Given data =
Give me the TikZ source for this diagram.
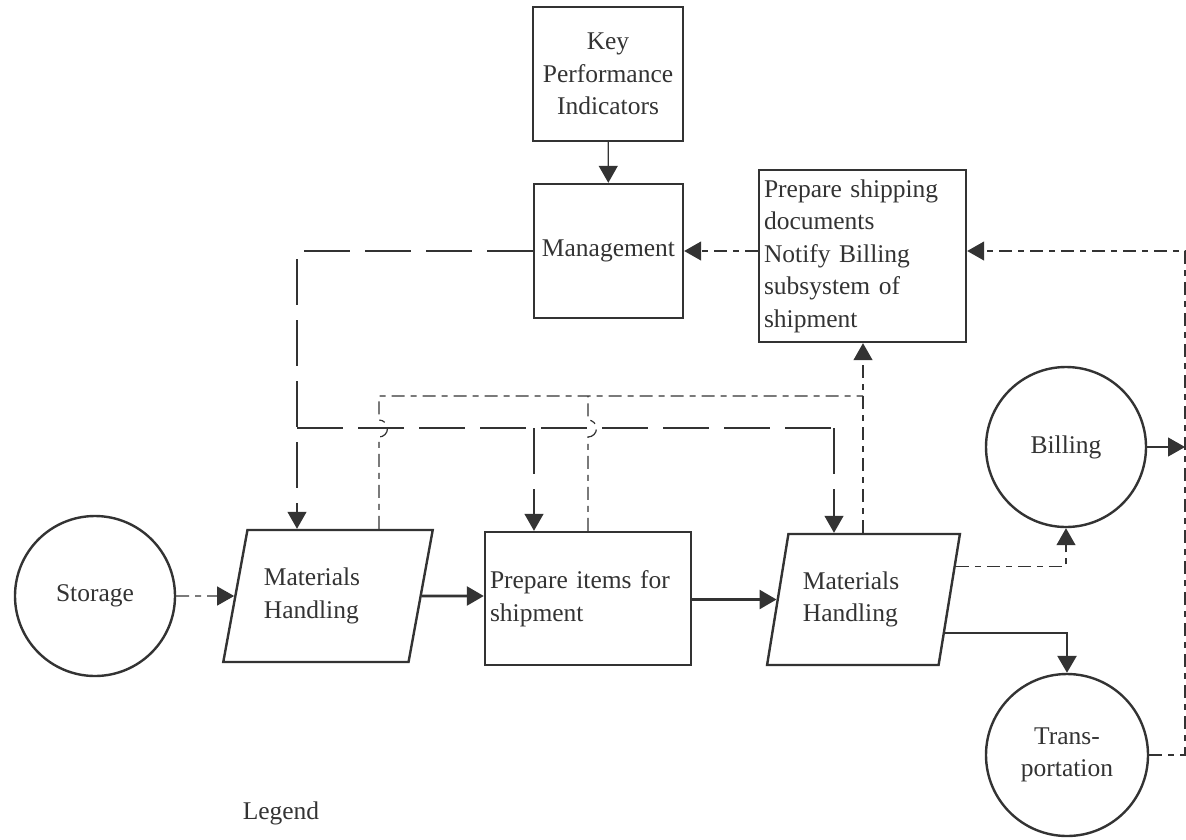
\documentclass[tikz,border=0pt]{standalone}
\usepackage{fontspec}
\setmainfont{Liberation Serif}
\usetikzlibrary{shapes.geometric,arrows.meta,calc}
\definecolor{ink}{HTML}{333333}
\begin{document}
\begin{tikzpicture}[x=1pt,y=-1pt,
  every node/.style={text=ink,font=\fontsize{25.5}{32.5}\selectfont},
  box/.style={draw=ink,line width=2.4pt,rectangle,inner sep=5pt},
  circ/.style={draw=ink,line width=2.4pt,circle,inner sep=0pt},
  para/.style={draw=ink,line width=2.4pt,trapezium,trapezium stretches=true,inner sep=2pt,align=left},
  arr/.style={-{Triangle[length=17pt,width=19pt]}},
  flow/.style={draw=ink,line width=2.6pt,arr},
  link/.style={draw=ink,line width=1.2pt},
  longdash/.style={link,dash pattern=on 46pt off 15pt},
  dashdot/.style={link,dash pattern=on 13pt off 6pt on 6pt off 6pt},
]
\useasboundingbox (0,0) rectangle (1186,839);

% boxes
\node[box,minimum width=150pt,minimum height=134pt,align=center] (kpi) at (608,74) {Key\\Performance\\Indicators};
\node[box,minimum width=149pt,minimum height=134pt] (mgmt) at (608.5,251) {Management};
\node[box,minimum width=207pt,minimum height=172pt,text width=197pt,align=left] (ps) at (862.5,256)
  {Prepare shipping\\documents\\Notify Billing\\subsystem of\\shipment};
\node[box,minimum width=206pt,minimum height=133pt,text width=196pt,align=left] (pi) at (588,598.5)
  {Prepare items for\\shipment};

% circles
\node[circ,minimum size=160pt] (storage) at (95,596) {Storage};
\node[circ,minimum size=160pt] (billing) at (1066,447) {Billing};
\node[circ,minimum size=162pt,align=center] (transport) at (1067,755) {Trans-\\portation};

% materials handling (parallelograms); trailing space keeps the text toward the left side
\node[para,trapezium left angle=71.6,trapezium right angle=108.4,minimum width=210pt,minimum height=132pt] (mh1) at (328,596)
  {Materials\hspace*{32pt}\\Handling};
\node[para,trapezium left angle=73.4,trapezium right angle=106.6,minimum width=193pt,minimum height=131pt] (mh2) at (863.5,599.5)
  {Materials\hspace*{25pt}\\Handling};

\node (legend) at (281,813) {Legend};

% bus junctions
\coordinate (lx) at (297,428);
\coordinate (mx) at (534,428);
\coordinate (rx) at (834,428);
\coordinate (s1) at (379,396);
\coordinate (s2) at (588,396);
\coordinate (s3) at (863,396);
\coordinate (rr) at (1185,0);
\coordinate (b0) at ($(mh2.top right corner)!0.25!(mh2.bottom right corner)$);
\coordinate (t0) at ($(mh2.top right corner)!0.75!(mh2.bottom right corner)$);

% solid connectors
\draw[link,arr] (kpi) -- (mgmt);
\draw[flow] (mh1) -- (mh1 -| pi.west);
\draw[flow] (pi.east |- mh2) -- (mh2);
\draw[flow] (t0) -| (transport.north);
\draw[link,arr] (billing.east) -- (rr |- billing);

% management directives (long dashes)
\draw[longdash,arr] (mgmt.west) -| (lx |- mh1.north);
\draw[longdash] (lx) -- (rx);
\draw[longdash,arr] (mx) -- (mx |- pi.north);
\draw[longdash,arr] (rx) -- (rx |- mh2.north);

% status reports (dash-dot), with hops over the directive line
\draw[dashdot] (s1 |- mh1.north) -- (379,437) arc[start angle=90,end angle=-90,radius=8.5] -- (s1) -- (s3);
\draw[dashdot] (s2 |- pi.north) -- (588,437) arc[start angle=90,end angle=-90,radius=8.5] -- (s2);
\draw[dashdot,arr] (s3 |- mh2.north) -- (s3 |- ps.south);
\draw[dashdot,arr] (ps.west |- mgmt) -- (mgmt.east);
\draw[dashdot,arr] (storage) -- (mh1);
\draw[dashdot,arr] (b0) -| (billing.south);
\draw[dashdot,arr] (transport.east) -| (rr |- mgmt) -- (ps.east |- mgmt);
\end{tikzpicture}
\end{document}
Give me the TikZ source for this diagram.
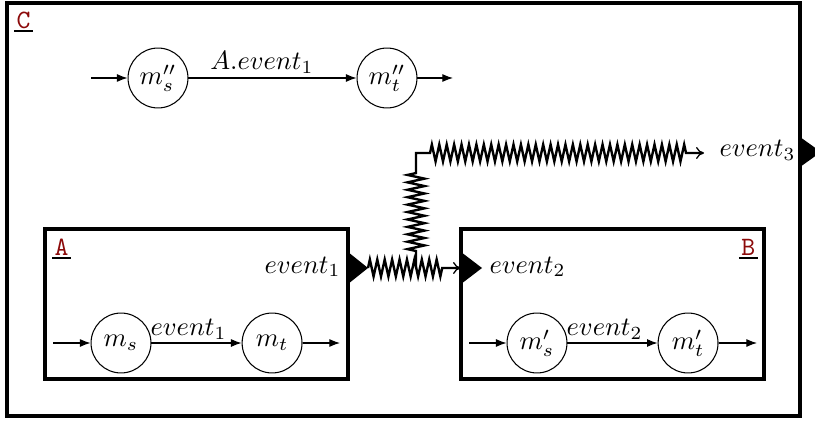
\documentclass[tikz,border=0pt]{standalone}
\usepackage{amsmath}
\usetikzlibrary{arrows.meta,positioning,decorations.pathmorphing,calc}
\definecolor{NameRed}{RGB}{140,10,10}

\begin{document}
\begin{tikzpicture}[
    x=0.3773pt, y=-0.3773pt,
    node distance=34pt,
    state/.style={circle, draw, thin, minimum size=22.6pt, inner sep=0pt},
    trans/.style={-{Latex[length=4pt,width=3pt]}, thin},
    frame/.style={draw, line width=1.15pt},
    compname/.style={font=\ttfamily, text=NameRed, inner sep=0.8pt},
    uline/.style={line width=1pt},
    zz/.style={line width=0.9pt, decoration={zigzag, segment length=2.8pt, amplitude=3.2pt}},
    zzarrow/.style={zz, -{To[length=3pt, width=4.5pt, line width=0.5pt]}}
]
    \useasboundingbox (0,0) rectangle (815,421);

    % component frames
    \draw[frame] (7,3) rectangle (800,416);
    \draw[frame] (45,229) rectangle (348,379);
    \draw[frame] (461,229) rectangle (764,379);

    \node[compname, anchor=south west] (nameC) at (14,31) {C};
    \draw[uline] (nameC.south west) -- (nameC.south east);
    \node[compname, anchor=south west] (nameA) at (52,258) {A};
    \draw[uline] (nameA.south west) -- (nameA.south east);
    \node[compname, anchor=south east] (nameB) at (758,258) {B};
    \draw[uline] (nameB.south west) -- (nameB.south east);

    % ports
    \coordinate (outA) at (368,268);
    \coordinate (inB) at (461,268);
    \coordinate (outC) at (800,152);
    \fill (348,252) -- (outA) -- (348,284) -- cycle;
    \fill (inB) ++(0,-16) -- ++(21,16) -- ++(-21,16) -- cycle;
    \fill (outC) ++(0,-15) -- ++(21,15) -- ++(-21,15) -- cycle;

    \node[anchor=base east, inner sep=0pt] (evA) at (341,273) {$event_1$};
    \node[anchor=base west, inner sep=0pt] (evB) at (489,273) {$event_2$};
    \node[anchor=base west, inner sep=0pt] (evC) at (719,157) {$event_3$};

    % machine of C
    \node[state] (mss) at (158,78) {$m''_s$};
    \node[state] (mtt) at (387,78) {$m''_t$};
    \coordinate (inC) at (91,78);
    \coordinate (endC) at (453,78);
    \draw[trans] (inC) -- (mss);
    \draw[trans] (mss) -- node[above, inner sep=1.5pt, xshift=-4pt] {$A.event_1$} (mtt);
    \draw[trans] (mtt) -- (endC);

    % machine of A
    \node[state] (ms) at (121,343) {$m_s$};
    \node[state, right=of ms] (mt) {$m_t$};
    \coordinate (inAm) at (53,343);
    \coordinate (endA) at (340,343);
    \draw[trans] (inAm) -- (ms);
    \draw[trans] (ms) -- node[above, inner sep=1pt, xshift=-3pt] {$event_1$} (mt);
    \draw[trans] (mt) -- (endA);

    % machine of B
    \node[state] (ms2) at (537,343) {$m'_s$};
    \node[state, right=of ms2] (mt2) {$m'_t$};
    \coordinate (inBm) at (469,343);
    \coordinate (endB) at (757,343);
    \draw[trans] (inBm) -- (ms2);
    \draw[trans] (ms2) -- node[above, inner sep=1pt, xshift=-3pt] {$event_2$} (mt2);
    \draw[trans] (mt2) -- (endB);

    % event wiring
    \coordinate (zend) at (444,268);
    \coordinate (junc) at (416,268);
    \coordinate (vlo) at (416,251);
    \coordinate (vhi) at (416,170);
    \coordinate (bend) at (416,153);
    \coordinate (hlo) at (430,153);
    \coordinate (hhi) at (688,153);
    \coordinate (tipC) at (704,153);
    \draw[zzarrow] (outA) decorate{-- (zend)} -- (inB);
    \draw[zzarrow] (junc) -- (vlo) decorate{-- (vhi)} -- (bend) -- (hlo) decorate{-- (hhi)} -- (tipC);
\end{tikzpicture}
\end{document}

Set problem =
Output exactly the span of lines from the top of the listing through the line holding "(0,0) rectangle (1186,839);", and leave every picture out.

Exercise output =
Give me the TikZ source for this diagram.
\documentclass[tikz,border=0pt]{standalone}
\usepackage{fontspec}
\setmainfont{Liberation Serif}
\usetikzlibrary{shapes.geometric,arrows.meta,calc}
\definecolor{ink}{HTML}{333333}
\begin{document}
\begin{tikzpicture}[x=1pt,y=-1pt,
  every node/.style={text=ink,font=\fontsize{25.5}{32.5}\selectfont},
  box/.style={draw=ink,line width=2.4pt,rectangle,inner sep=5pt},
  circ/.style={draw=ink,line width=2.4pt,circle,inner sep=0pt},
  para/.style={draw=ink,line width=2.4pt,trapezium,trapezium stretches=true,inner sep=2pt,align=left},
  arr/.style={-{Triangle[length=17pt,width=19pt]}},
  flow/.style={draw=ink,line width=2.6pt,arr},
  link/.style={draw=ink,line width=1.2pt},
  longdash/.style={link,dash pattern=on 46pt off 15pt},
  dashdot/.style={link,dash pattern=on 13pt off 6pt on 6pt off 6pt},
]
\useasboundingbox (0,0) rectangle (1186,839);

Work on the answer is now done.